How good was Griffey?  Well, he retired with 630 career home runs (5th in MLB history).  It is widely believed by many – myself included – that Griffey would be the all-time home run king if injuries had not caused him to miss so many games in the second half of his career.

162-game average (1989-2000)
.296 AVG
42 HR
122 RBI

From 1989 to 2000, Griffey averaged 140 games played per season while hitting 438 home runs!  In addition to being the game’s most feared power hitter, Griffey won the Gold Glove ten times (1990-1999).  Griffey’s peak years were between 1996 and 2000, as he averaged 152 games played, hit .290 and averaged a mind-boggling 49 home runs and 137 RBIs per season!  Many experts agree that if not for a season-ending strike in 1994, Griffey might have become the first player to break the single season home run record (then 61 home runs by Roger Maris).  Griffey hit 40 home runs in 111 games that season; the projection over 162 games would amount to 58 home runs.  He was certainly on pace to approach the record that season.

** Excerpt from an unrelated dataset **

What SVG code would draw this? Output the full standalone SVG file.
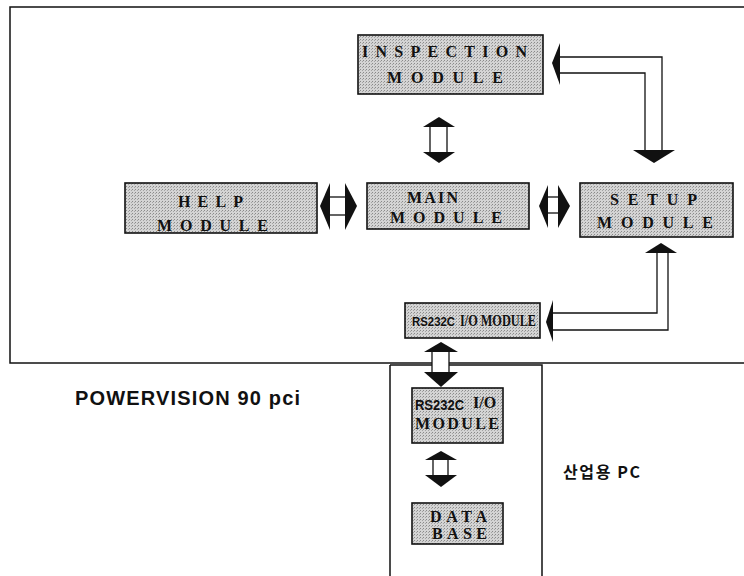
<svg xmlns="http://www.w3.org/2000/svg" width="744" height="576" viewBox="0 0 744 576">
<defs>
<pattern id="dots" width="3" height="3" patternUnits="userSpaceOnUse">
<rect width="3" height="3" fill="#d4d4d4"/>
<rect width="1" height="1" fill="#8a8a8a"/>
<rect x="2" y="1" width="1" height="1" fill="#a4a4a4"/>
</pattern>
<style>
.box{fill:url(#dots);stroke:#111;stroke-width:1.6}
.t{font-family:"Liberation Serif","Times New Roman",serif;font-weight:bold;font-size:16px;fill:#111}
.s{font-family:"Liberation Sans",Arial,sans-serif;font-weight:bold;fill:#111}
.frame{fill:none;stroke:#111;stroke-width:1.5}
.shaft{fill:#fff;stroke:#111;stroke-width:1.3}
.line{fill:none;stroke:#111;stroke-width:1.3}
.head{fill:#111}
</style>
</defs>
<rect width="744" height="576" fill="#fff"/>

<g id="frames">
<rect class="frame" x="10" y="7" width="745" height="356"/>
<path class="frame" d="M390,365 V580 M390,365 H542 V580"/>
</g>

<g id="inspection">
<rect class="box" x="358" y="35" width="185" height="59"/>
<text class="t" x="362" y="57" font-size="15" textLength="165" lengthAdjust="spacing">INSPECTION</text>
<text class="t" x="387" y="83" textLength="116" lengthAdjust="spacing">MODULE</text>
</g>

<g id="help">
<rect class="box" x="125" y="183" width="192" height="50"/>
<text class="t" x="178" y="207" textLength="65" lengthAdjust="spacing">HELP</text>
<text class="t" x="157" y="231" textLength="111" lengthAdjust="spacing">MODULE</text>
</g>

<g id="main">
<rect class="box" x="367" y="183" width="162" height="46"/>
<text class="t" x="407" y="203" textLength="51" lengthAdjust="spacing">MAIN</text>
<text class="t" x="390" y="223" textLength="112" lengthAdjust="spacing">MODULE</text>
</g>

<g id="setup">
<rect class="box" x="580" y="183" width="153" height="54"/>
<text class="t" x="610" y="205" textLength="87" lengthAdjust="spacing">SETUP</text>
<text class="t" x="597" y="228" textLength="116" lengthAdjust="spacing">MODULE</text>
</g>

<g id="rs232c-upper">
<rect class="box" x="405" y="303" width="135" height="35"/>
<text class="s" x="412" y="326" font-size="12" textLength="43" lengthAdjust="spacingAndGlyphs">RS232C</text>
<text class="t" x="460" y="326" font-size="15" textLength="76" lengthAdjust="spacingAndGlyphs">I/O MODULE</text>
</g>

<g id="rs232c-lower">
<rect class="box" x="412" y="388" width="91" height="55"/>
<text class="s" x="415" y="410" font-size="14" textLength="49" lengthAdjust="spacingAndGlyphs">RS232C</text>
<text class="t" x="473" y="408" font-size="12" font-weight="normal">I/O</text>
<text class="t" x="415" y="429" font-size="15" textLength="84" lengthAdjust="spacing">MODULE</text>
</g>

<g id="database">
<rect class="box" x="412" y="503" width="91" height="41"/>
<text class="t" x="430" y="522" font-size="15" textLength="57" lengthAdjust="spacing">DATA</text>
<text class="t" x="432" y="539" font-size="15" textLength="55" lengthAdjust="spacing">BASE</text>
</g>

<g id="labels">
<text class="s" x="75" y="405" font-size="20" textLength="225" lengthAdjust="spacing">POWERVISION 90 pci</text>
<text x="563" y="478" font-family="'Noto Sans CJK KR','Noto Sans',sans-serif" font-size="16" font-weight="bold" fill="#111" textLength="77" lengthAdjust="spacing">산업용 PC</text>
</g>

<g id="connectors">
<!-- INSPECTION <-> MAIN -->
<rect class="shaft" x="430" y="126" width="17" height="27"/>
<polygon class="head" points="439,117 455,127 423,127"/>
<polygon class="head" points="423,152 455,152 439,163"/>

<!-- HELP <-> MAIN -->
<rect class="shaft" x="329" y="197" width="17" height="18"/>
<polygon class="head" points="320,206 330,183 330,230"/>
<polygon class="head" points="357,206 345,183 345,230"/>

<!-- MAIN <-> SETUP -->
<rect class="shaft" x="547" y="197" width="12" height="16"/>
<polygon class="head" points="539,206 548,185 548,228"/>
<polygon class="head" points="570,206 558,185 558,228"/>

<!-- INSPECTION <-> SETUP (L-shaped) -->
<path class="line" d="M559,57 H662 V151 M559,73 H645 V151"/>
<polygon class="head" points="552,63 560,43 560,85"/>
<polygon class="head" points="633,150 675,150 654,163"/>

<!-- RS232C <-> SETUP (L-shaped) -->
<path class="line" d="M552,313 H657 V252 M552,330 H668 V252"/>
<polygon class="head" points="661,243 677,253 645,253"/>
<polygon class="head" points="546,322 553,300 553,342"/>

<!-- RS232C upper <-> RS232C lower -->
<rect class="shaft" x="432" y="351" width="17" height="22"/>
<polygon class="head" points="441,342 458,352 424,352"/>
<polygon class="head" points="424,372 458,372 441,387"/>

<!-- RS232C lower <-> DATA BASE -->
<rect class="shaft" x="433" y="459" width="15" height="17"/>
<polygon class="head" points="441,451 457,460 425,460"/>
<polygon class="head" points="425,475 457,475 441,487"/>
</g>
</svg>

162-game average (2001-2010)
.260 AVG
31 HR
92 RBI

As evidenced by the above numbers, Griffey still had power in the second stage of his career; unfortunately, his average was much lower and injuries often limited his productivity.  Between 1989 and 2000, Griffey played 140 or more games nine times; from 2001 to 2010, Griffey managed to play 140 or more games two times (2007-2008).  From 2001 to 2006, Griffey only averaged 92 games played per season.  After the 2008 season, Griffey never again reached 120 games.

162-game average (career)
.284 AVG
38 HR
111 RBI

Griffey’s 162-game averages for his career are all the more incredible when you factor in all the missed games and limited productivity in the later stages of his career.  It’s hard to believe Griffey only won the MVP once in his career (.304 AVG, 56 HR and 147 RBI in 1997).

Looking back at Griffey’s career, I find it to be a tragedy that he never appeared in a World Series.  Griffey had been to the postseason only three times, appearing twice with the Mariners (1995, 1997) and once with the Chicago White Sox (2008).

Griffey’s career should not be tainted by the lack of a World Series title.  I consider Griffey and Frank Thomas to be the greatest hitters of their time in the MLB.  Although not as patient/disciplined at the plate as Thomas was, Griffey was every bit as dangerous to change the game with one swing and was a far more superb athlete and overall player than Thomas was.  Griffey was the best player of his era and was the face of Major League Baseball; perhaps more importantly, he set these astonishing numbers in the controversial steroid era of baseball’s history and has never been linked to steroids or performance-enhancing drugs!

Griffey will go down in history as one of the greatest players of all time, the best player during the steroid era and have the reputation of “doing it the right way” during the steroid era.